▸ Task prompt
Copy out the material below in full, but not its images.

>>>

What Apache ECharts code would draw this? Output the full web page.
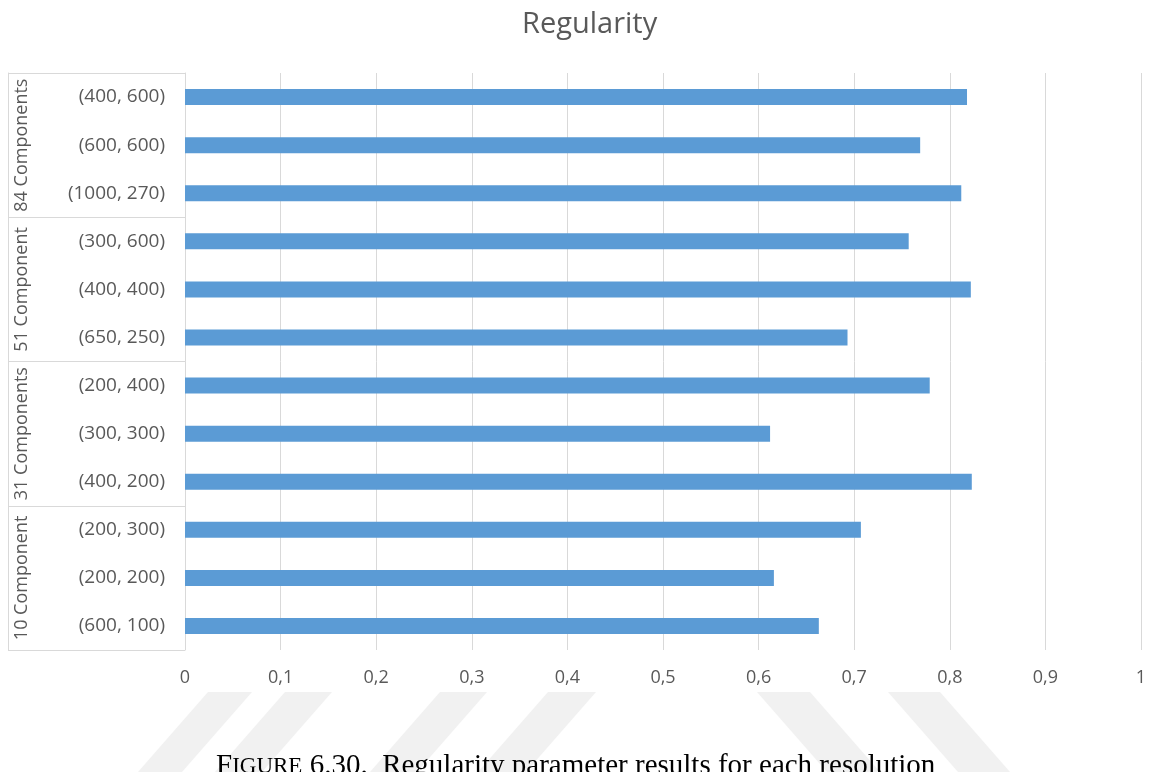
<!DOCTYPE html>
<html>
<head>
<meta charset="utf-8">
<script src="https://cdn.jsdelivr.net/npm/echarts@6/dist/echarts.min.js"></script>
<style>
html,body{margin:0;padding:0;background:#fff;}
#main{width:1152px;height:772px;}
</style>
</head>
<body>
<div id="main"></div>
<script>
// Data (top to bottom as shown)
const categories = ['(400, 600)','(600, 600)','(1000, 270)','(300, 600)','(400, 400)','(650, 250)','(200, 400)','(300, 300)','(400, 200)','(200, 300)','(200, 200)','(600, 100)'];
const groups = ['84 Components','51 Component','31 Components','10 Component'];
const regularity = [0.818,0.769,0.812,0.757,0.822,0.693,0.779,0.612,0.823,0.707,0.616,0.663];
const chartTitle = 'Regularity';

const chart = echarts.init(document.getElementById('main'), null, {renderer:'canvas'});
const FONT = '"Open Sans", sans-serif';
const TXT = '#595959';
const LINE = '#d9d9d9';

function stripe(x1, x2, x3, x4, yTop, yBot){
  return {type:'polygon', z:-10, silent:true,
    shape:{points:[[x1,yTop],[x2,yTop],[x4,yBot],[x3,yBot]]},
    style:{fill:'#f1f1f1'}};
}

chart.setOption({
  animation:false,
  backgroundColor:'#ffffff',
  title:{text:chartTitle,left:517,top:5,
    textStyle:{fontFamily:FONT,fontSize:29,fontWeight:'normal',color:TXT}},
  grid:{left:185,right:11,top:73,bottom:122,containLabel:false},
  xAxis:{type:'value',min:0,max:1,interval:0.1,
    axisLine:{show:false},axisTick:{show:false},
    splitLine:{show:true,lineStyle:{color:LINE,width:1}},
    axisLabel:{color:TXT,fontFamily:FONT,fontSize:18,margin:19,
      formatter:v=>String(Math.round(v*10)/10).replace('.',',')}},
  yAxis:[
    {type:'category',data:categories,inverse:true,
      axisLine:{show:true,lineStyle:{color:LINE,width:1}},
      axisTick:{show:false},
      axisLabel:{color:TXT,fontFamily:FONT,fontSize:19,margin:20}},
    {type:'category',data:groups,inverse:true,position:'left',offset:177,
      axisLine:{show:true,lineStyle:{color:LINE,width:1}},
      axisTick:{show:true,inside:true,interval:0,length:177,lineStyle:{color:LINE,width:1}},
      splitLine:{show:false},
      axisLabel:{inside:true,interval:0,rotate:90,margin:5,color:TXT,fontFamily:FONT,fontSize:18}}
  ],
  series:[{type:'bar',yAxisIndex:0,data:regularity,barWidth:16,
    itemStyle:{color:'#5b9bd5'}}],
  graphic:[
    stripe(208,252,138,182,692,772),
    stripe(285,332,215,262,692,772),
    stripe(440,487,370,417,692,772),
    stripe(548,596,478,526,692,772),
    stripe(757,810,827,880,692,772),
    stripe(888,940,958,1010,692,772),
    {type:'text',z:10,silent:true,left:216,top:752,
      style:{text:'{a|F}{b|IGURE}{a| 6.30.  Regularity parameter results for each resolution}',
        rich:{a:{fontFamily:'"Liberation Serif", serif',fontSize:29,fill:'#000'},
              b:{fontFamily:'"Liberation Serif", serif',fontSize:23,fill:'#000'}},
        fill:'#000'}}
  ]
});
</script>
</body>
</html>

<<<

▸ Task result
What Apache ECharts code would draw this? Output the full web page.
<!DOCTYPE html>
<html>
<head>
<meta charset="utf-8">
<script src="https://cdn.jsdelivr.net/npm/echarts@6/dist/echarts.min.js"></script>
<style>
html,body{margin:0;padding:0;background:#fff;}
#main{width:1152px;height:772px;}
</style>
</head>
<body>
<div id="main"></div>
<script>
// Data (top to bottom as shown)
const categories = ['(400, 600)','(600, 600)','(1000, 270)','(300, 600)','(400, 400)','(650, 250)','(200, 400)','(300, 300)','(400, 200)','(200, 300)','(200, 200)','(600, 100)'];
const groups = ['84 Components','51 Component','31 Components','10 Component'];
const regularity = [0.818,0.769,0.812,0.757,0.822,0.693,0.779,0.612,0.823,0.707,0.616,0.663];
const chartTitle = 'Regularity';

const chart = echarts.init(document.getElementById('main'), null, {renderer:'canvas'});
const FONT = '"Open Sans", sans-serif';
const TXT = '#595959';
const LINE = '#d9d9d9';

function stripe(x1, x2, x3, x4, yTop, yBot){
  return {type:'polygon', z:-10, silent:true,
    shape:{points:[[x1,yTop],[x2,yTop],[x4,yBot],[x3,yBot]]},
    style:{fill:'#f1f1f1'}};
}

chart.setOption({
  animation:false,
  backgroundColor:'#ffffff',
  title:{text:chartTitle,left:517,top:5,
    textStyle:{fontFamily:FONT,fontSize:29,fontWeight:'normal',color:TXT}},
  grid:{left:185,right:11,top:73,bottom:122,containLabel:false},
  xAxis:{type:'value',min:0,max:1,interval:0.1,
    axisLine:{show:false},axisTick:{show:false},
    splitLine:{show:true,lineStyle:{color:LINE,width:1}},
    axisLabel:{color:TXT,fontFamily:FONT,fontSize:18,margin:19,
      formatter:v=>String(Math.round(v*10)/10).replace('.',',')}},
  yAxis:[
    {type:'category',data:categories,inverse:true,
      axisLine:{show:true,lineStyle:{color:LINE,width:1}},
      axisTick:{show:false},
      axisLabel:{color:TXT,fontFamily:FONT,fontSize:19,margin:20}},
    {type:'category',data:groups,inverse:true,position:'left',offset:177,
      axisLine:{show:true,lineStyle:{color:LINE,width:1}},
      axisTick:{show:true,inside:true,interval:0,length:177,lineStyle:{color:LINE,width:1}},
      splitLine:{show:false},
      axisLabel:{inside:true,interval:0,rotate:90,margin:5,color:TXT,fontFamily:FONT,fontSize:18}}
  ],
  series:[{type:'bar',yAxisIndex:0,data:regularity,barWidth:16,
    itemStyle:{color:'#5b9bd5'}}],
  graphic:[
    stripe(208,252,138,182,692,772),
    stripe(285,332,215,262,692,772),
    stripe(440,487,370,417,692,772),
    stripe(548,596,478,526,692,772),
    stripe(757,810,827,880,692,772),
    stripe(888,940,958,1010,692,772),
    {type:'text',z:10,silent:true,left:216,top:752,
      style:{text:'{a|F}{b|IGURE}{a| 6.30.  Regularity parameter results for each resolution}',
        rich:{a:{fontFamily:'"Liberation Serif", serif',fontSize:29,fill:'#000'},
              b:{fontFamily:'"Liberation Serif", serif',fontSize:23,fill:'#000'}},
        fill:'#000'}}
  ]
});
</script>
</body>
</html>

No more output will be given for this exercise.